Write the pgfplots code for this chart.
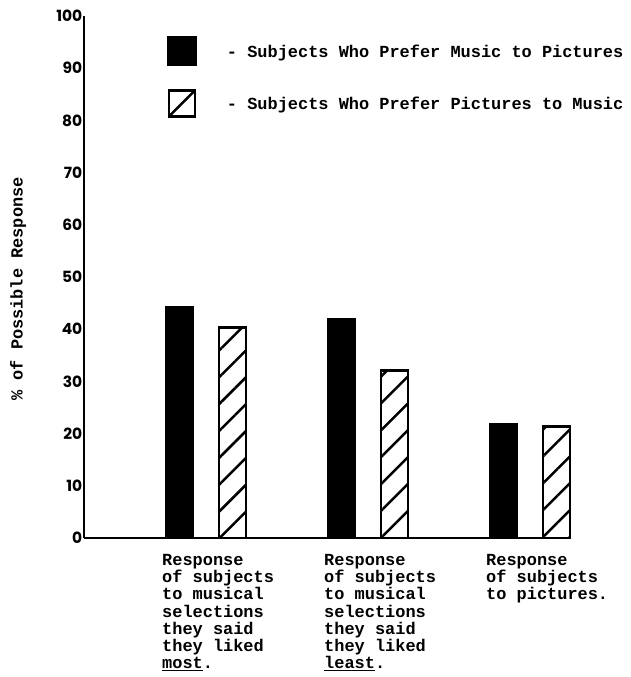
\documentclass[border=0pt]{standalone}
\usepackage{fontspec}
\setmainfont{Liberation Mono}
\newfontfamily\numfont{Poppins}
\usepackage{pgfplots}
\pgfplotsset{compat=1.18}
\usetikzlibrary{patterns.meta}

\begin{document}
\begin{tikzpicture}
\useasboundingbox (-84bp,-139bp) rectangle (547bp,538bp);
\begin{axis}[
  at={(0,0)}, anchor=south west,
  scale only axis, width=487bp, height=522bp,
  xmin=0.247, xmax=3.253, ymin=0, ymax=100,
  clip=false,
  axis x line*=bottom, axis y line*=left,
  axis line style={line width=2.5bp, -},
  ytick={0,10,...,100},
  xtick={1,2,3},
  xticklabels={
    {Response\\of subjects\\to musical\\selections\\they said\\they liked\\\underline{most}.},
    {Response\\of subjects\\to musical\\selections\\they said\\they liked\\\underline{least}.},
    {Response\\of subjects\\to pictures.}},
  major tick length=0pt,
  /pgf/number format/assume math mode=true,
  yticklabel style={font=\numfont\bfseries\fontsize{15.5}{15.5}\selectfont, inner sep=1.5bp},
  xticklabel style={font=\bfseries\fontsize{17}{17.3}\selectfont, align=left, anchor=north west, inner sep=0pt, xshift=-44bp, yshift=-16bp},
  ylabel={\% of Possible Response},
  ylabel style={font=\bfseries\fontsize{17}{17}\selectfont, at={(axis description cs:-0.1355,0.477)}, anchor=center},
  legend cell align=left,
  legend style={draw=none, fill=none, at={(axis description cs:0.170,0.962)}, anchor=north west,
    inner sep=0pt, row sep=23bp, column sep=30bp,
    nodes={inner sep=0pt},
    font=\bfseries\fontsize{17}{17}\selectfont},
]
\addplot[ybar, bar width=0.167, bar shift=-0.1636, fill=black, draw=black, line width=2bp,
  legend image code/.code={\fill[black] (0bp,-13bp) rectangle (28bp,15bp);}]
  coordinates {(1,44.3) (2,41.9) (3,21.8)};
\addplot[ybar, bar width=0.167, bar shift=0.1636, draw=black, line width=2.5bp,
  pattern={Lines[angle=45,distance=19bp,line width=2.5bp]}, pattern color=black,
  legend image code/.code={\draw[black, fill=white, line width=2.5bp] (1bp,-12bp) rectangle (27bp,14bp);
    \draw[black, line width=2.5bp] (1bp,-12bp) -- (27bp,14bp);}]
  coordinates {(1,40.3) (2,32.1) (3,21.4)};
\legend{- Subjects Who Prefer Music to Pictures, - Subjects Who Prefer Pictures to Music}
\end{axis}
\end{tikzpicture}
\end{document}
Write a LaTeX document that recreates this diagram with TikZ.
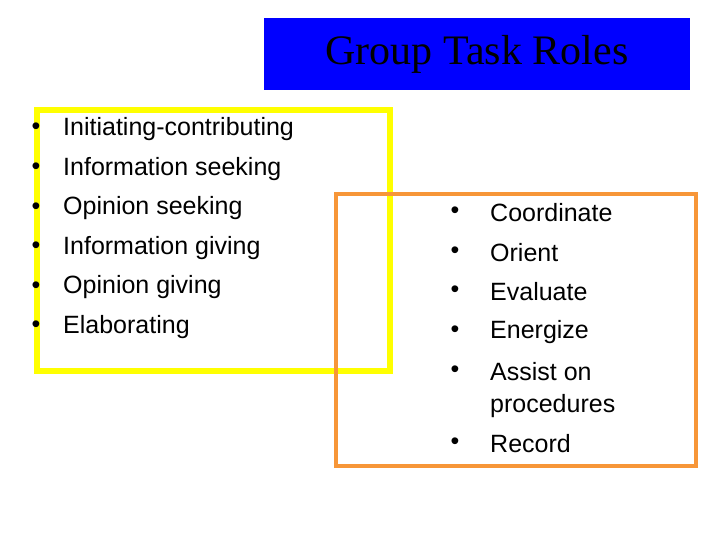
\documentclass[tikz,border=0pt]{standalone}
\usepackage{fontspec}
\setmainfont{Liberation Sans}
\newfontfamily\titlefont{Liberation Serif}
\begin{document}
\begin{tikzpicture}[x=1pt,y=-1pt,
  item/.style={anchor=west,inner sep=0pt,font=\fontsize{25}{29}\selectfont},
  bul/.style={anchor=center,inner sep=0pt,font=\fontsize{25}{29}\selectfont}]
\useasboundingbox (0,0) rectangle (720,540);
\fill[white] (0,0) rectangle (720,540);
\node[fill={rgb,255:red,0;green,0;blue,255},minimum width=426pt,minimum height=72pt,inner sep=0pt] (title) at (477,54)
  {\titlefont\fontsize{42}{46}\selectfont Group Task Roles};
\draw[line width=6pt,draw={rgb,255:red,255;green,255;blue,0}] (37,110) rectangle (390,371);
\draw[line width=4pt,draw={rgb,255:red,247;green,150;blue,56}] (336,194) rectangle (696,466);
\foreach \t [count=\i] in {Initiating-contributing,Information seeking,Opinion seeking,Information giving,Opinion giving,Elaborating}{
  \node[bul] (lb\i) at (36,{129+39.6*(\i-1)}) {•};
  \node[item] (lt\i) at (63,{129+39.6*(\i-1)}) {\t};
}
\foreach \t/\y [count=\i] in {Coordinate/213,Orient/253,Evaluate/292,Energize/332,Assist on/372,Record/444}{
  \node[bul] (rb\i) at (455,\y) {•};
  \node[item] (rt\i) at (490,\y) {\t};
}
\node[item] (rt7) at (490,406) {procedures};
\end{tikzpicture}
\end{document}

━━━━━━

Exercise details:
Repeat the records above exactly, leaving out the pictures.

Reply:
Write the pgfplots code for this chart.
\documentclass[border=0pt]{standalone}
\usepackage{fontspec}
\setmainfont{Liberation Mono}
\newfontfamily\numfont{Poppins}
\usepackage{pgfplots}
\pgfplotsset{compat=1.18}
\usetikzlibrary{patterns.meta}

\begin{document}
\begin{tikzpicture}
\useasboundingbox (-84bp,-139bp) rectangle (547bp,538bp);
\begin{axis}[
  at={(0,0)}, anchor=south west,
  scale only axis, width=487bp, height=522bp,
  xmin=0.247, xmax=3.253, ymin=0, ymax=100,
  clip=false,
  axis x line*=bottom, axis y line*=left,
  axis line style={line width=2.5bp, -},
  ytick={0,10,...,100},
  xtick={1,2,3},
  xticklabels={
    {Response\\of subjects\\to musical\\selections\\they said\\they liked\\\underline{most}.},
    {Response\\of subjects\\to musical\\selections\\they said\\they liked\\\underline{least}.},
    {Response\\of subjects\\to pictures.}},
  major tick length=0pt,
  /pgf/number format/assume math mode=true,
  yticklabel style={font=\numfont\bfseries\fontsize{15.5}{15.5}\selectfont, inner sep=1.5bp},
  xticklabel style={font=\bfseries\fontsize{17}{17.3}\selectfont, align=left, anchor=north west, inner sep=0pt, xshift=-44bp, yshift=-16bp},
  ylabel={\% of Possible Response},
  ylabel style={font=\bfseries\fontsize{17}{17}\selectfont, at={(axis description cs:-0.1355,0.477)}, anchor=center},
  legend cell align=left,
  legend style={draw=none, fill=none, at={(axis description cs:0.170,0.962)}, anchor=north west,
    inner sep=0pt, row sep=23bp, column sep=30bp,
    nodes={inner sep=0pt},
    font=\bfseries\fontsize{17}{17}\selectfont},
]
\addplot[ybar, bar width=0.167, bar shift=-0.1636, fill=black, draw=black, line width=2bp,
  legend image code/.code={\fill[black] (0bp,-13bp) rectangle (28bp,15bp);}]
  coordinates {(1,44.3) (2,41.9) (3,21.8)};
\addplot[ybar, bar width=0.167, bar shift=0.1636, draw=black, line width=2.5bp,
  pattern={Lines[angle=45,distance=19bp,line width=2.5bp]}, pattern color=black,
  legend image code/.code={\draw[black, fill=white, line width=2.5bp] (1bp,-12bp) rectangle (27bp,14bp);
    \draw[black, line width=2.5bp] (1bp,-12bp) -- (27bp,14bp);}]
  coordinates {(1,40.3) (2,32.1) (3,21.4)};
\legend{- Subjects Who Prefer Music to Pictures, - Subjects Who Prefer Pictures to Music}
\end{axis}
\end{tikzpicture}
\end{document}
Write a LaTeX document that recreates this diagram with TikZ.
\documentclass[tikz,border=0pt]{standalone}
\usepackage{fontspec}
\setmainfont{Liberation Sans}
\newfontfamily\titlefont{Liberation Serif}
\begin{document}
\begin{tikzpicture}[x=1pt,y=-1pt,
  item/.style={anchor=west,inner sep=0pt,font=\fontsize{25}{29}\selectfont},
  bul/.style={anchor=center,inner sep=0pt,font=\fontsize{25}{29}\selectfont}]
\useasboundingbox (0,0) rectangle (720,540);
\fill[white] (0,0) rectangle (720,540);
\node[fill={rgb,255:red,0;green,0;blue,255},minimum width=426pt,minimum height=72pt,inner sep=0pt] (title) at (477,54)
  {\titlefont\fontsize{42}{46}\selectfont Group Task Roles};
\draw[line width=6pt,draw={rgb,255:red,255;green,255;blue,0}] (37,110) rectangle (390,371);
\draw[line width=4pt,draw={rgb,255:red,247;green,150;blue,56}] (336,194) rectangle (696,466);
\foreach \t [count=\i] in {Initiating-contributing,Information seeking,Opinion seeking,Information giving,Opinion giving,Elaborating}{
  \node[bul] (lb\i) at (36,{129+39.6*(\i-1)}) {•};
  \node[item] (lt\i) at (63,{129+39.6*(\i-1)}) {\t};
}
\foreach \t/\y [count=\i] in {Coordinate/213,Orient/253,Evaluate/292,Energize/332,Assist on/372,Record/444}{
  \node[bul] (rb\i) at (455,\y) {•};
  \node[item] (rt\i) at (490,\y) {\t};
}
\node[item] (rt7) at (490,406) {procedures};
\end{tikzpicture}
\end{document}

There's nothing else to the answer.